Friday, March 13, 2009

Keeping 'em home.

Dear George,

Now I know how they do it!

For years I’ve wondered why Americans are such a docile lot. As the world economy collapses, there is marching in Europe, bonfires burning in front of Iceland’s parliament building and rioting in China. Yet, even as General Motors plans to dump 47,000 workers, as people lose their homes and as the middle class head for the nearest soup kitchen, there’s been nary a peep.

You see, George, in order to have a proper riot, people have to leave their houses. However, if they are too frightened to leave them, then no mob can form and, ergo! no riot or unseemly demonstration.

Then I stumbled across an article that mentioned a term used in psychology—availability heuristic. On the surface, the term seems to be another example of professional gobbledygook.

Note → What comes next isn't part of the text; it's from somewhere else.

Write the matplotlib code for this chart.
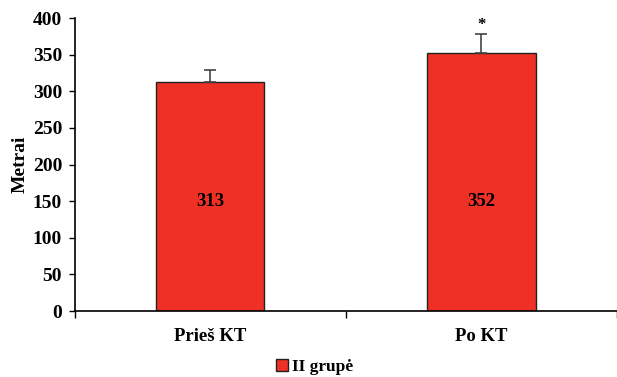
import matplotlib.pyplot as plt
import matplotlib.patches as mpatches

# duomenys
kategorijos = ['Prieš KT', 'Po KT']
reiksmes = [313, 352]
paklaidos = [16, 26]
zvaigzdutes = ['', '*']

plt.rcParams['font.family'] = ['Liberation Serif', 'DejaVu Serif']
plt.rcParams['font.weight'] = 'bold'

fig = plt.figure(figsize=(6.17, 3.77), dpi=100)
ax = fig.add_axes([0.121, 0.175, 0.879, 0.777])

x = range(len(kategorijos))
spalva = '#EE3124'
ax.bar(x, reiksmes, width=0.4, color=spalva, edgecolor='#222222', lw=1, zorder=2)
ax.errorbar(x, reiksmes, yerr=[[0] * len(reiksmes), paklaidos], fmt='none',
            ecolor='#444444', elinewidth=1.2, capsize=4, capthick=1.2, zorder=3)

# reikšmės ant stulpelių ir reikšmingumo žymė
for xi, v, e, z in zip(x, reiksmes, paklaidos, zvaigzdutes):
    ax.text(xi, 150, str(v), ha='center', va='center', fontsize=13.5, fontweight='bold')
    if z:
        ax.text(xi, v + e + 1, z, ha='center', va='bottom', fontsize=12, fontweight='bold')

ax.set_xlim(-0.5, 1.5)
ax.set_ylim(0, 400)
ax.set_yticks(range(0, 401, 50))
ax.set_xticks(list(x))
ax.set_xticklabels(kategorijos, fontsize=13.5, fontweight='bold')
ax.set_xticks([-0.5, 0.5, 1.5], minor=True)
ax.tick_params(axis='x', which='major', length=0, pad=12)
ax.tick_params(axis='x', which='minor', length=5, direction='out', width=1)
ax.tick_params(axis='y', length=4, direction='out', width=1, labelsize=14, pad=5)
for lab in ax.get_yticklabels():
    lab.set_fontweight('bold')

ax.spines['top'].set_visible(False)
ax.spines['right'].set_visible(False)
ax.spines['left'].set_linewidth(1.2)
ax.spines['bottom'].set_linewidth(1.2)

ax.set_ylabel('Metrai', fontsize=14, fontweight='bold', labelpad=3)

handle = mpatches.Patch(facecolor=spalva, edgecolor='#222222', label='II grupė')
fig.legend(handles=[handle], loc='center', bbox_to_anchor=(0.51, 0.027), frameon=False,
           prop={'size': 12.5, 'weight': 'bold'}, handlelength=0.7, handleheight=0.7,
           handletextpad=0.2)

fig.savefig('out.png', dpi=100)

Believe me, it speaks volumes.

The article quoted an expert who explained, “Because we are constantly reminded, in the press, of threats from other people, we overestimate the chances of these events happening to us.”

Let me give you an example. Some years ago, there was a spate of stories about car jackings, and for a time, carjacking was the media’s “Threat of the Month”. The incidents of carjacking had remained about the same, but the simple fact that the media had shined a spotlight on them created the impression in the public’s mind that the threat was more eminent than it ever had been.

This is why the 24/7 cable news cycle is such an important instrument of social control. Nothing gives a threat gusto like a breathless anchor. And the threats are endless: terrorists, sexual predators stalking the internet for vulnerable children, illegal aliens stealing our jobs, drug dealers, youth gangs, assaults, rapes, robberies, homicides, defective products, tainted food, body odor and yellow teeth.

The beautiful thing is that this doesn’t even have to be a conspiracy! A news channel runs a story about the latest non-threatening threat and notices an uptick in its rating. So, it continues to go with it and the practice spreads. The state is happy because a frightened public is a docile public that will stay home, glued to the television, so they can stay apprised of the latest threat to their wellbeing.

So, instead of a grand conspiracy to render our democratic polity impotent, we have another example of blind momentum that just happened to work out.

The goal is to keep the proles isolated and afraid so they don’t coalesce into groups. Groups have a habit of engaging in debate and discussion that can lead for demands for democratic action. Democracy cannot provide the strong, leadership a world-class power needs. It is little more than mob rule. Granted, mobs can be brutal, but they are not capable of the systemic brutality essential for efficient leadership. No mob can call in an airstrike.

You can tell your cronies all is well on Main Street. The drones are all home watching television.